One day the British novelist Barry Unsworth came. He had just won the Booker Prize for Sacred Hunger, which probes the slave trade during the height of the empire. Unsworth said: “Profits were immense. This slave trade mirrors the ‘entrepreneurial spirit’ and greed of recent British economic life. For three centuries this went on, until the price of sugar dropped, and the slave trade was no longer profitable. Slaves were bought and sold not only in Jamaica but also in Liverpool and London. There were auctions of slaves in both cities and bounty for runaway slaves, with descriptions of their branding marks. People in Liverpool even now don’t want to talk about it, that the city’s fortunes were founded on blood.”
And then from his novel, Unsworth read a pungent description of how a slave is branded by his owner. Some of the Western Europeans began to murmur in disbelief. But the Asians, the Africans, the Latin Americans and the delegation from the former Eastern Europe, like Dubravka – just sat there, unmoved.
It’s so verily like watching Salaan Bombay in 1989 in Scotland, three weeks after leaving Manila. As Director Mira Nir dissected the ills of her native Bombay in one scene after another (headless chickens, street children on drugs, the violence and prostitution), some people in the audience began to weep. When our friend from France asks us how we felt about the film, Tina, the Filipina, and I said, tartly, “We felt nostalgic.”
Dubravka told me later, over lunch, “When Barry Unsworth was talking, nothing seemed to sink into me. I remembered Bosnia, and all he was saying meant nothing. I haven’t written about what’s happening in Bosnia. I taught Russian Lit for one year at Wesleyan University in the US. While I was there, I wrote a collection of essays called American Pictionary. After my friends read my manuscript, they said,’ But Dubravka, this is about the war in Bosnia!”
For the past two years of the war, she neither laughed nor cried. But while in London, she watched Aristophanes’s Lysistrata, a play about how a group of woman stalled the war games of the men by withholding sexual favors from them until they stopped the war. While everybody else in the audience was hooting with laughter, their feet up in the air, Dubravka wept. “I couldn’t understand it,” she said, her eyes widening, “I must have looked like a fool before all those people.”

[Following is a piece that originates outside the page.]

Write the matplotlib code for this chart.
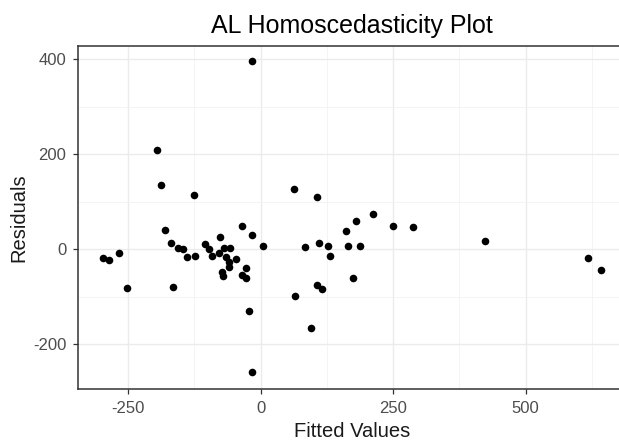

Criselda Cris Yabes, who published The Boys from the Barracks: The Philippine Military After EDSA among other well-received books, wrote a dispatch straight from Sarajevo. She literally dodged bullets, waved her press card again and again, and talked to the women and children – who are always the worst casualties of war, and the on in need of development aid, in times of both war and peace.
One officer said the boys Cris saw begging in front of the barracks used to be students. Bright students. The women still go to work, with their make-up on. They said, “We have to act as if everything were normal. We have to go to work, to have something to look forward to. Every morning.” One Bosnian woman asked Cris to smuggle a love letter to her boyfriend, a military officer separated from her by miles of enemy territory. She asked Cris to smuggle the letter because they might not see each other again.
My friend Dubravka is now in Berlin, on a one-year DAAD grant to write her next book. I’m sure it will not be about Bosnia.
Six months later, I was staying in my sister’s house in Los Angeles when I read the Los Angeles Times. It published poetry and art from the children of Bosnia, from a UNICEF project called “No War Anymore.” One of them is an entitled poem by Edima Suleymanovich, who is 12 years old.
It goes: “In my dreams I go among the ruins/ of the old part of town/ looking for a bit of stale bread./ my mother and I inhale the fumes of gunpowder/ and I imagine it to be the smell of pies, cake and kebab./ Then a shot rings out from a hill nearby./ We hurry, although it is nine o’ clock/ and we might be hurrying to ‘our’ grenade./ Then an explosion rings out in the street of dignity/ many people are wounded/ sisters, brothers, mothers, fathers./ I reach out and touch a trembling hand, an injured hand./ I touch death./ Terrified, I realized this is not a dream/ It is just another day in Sarajevo.”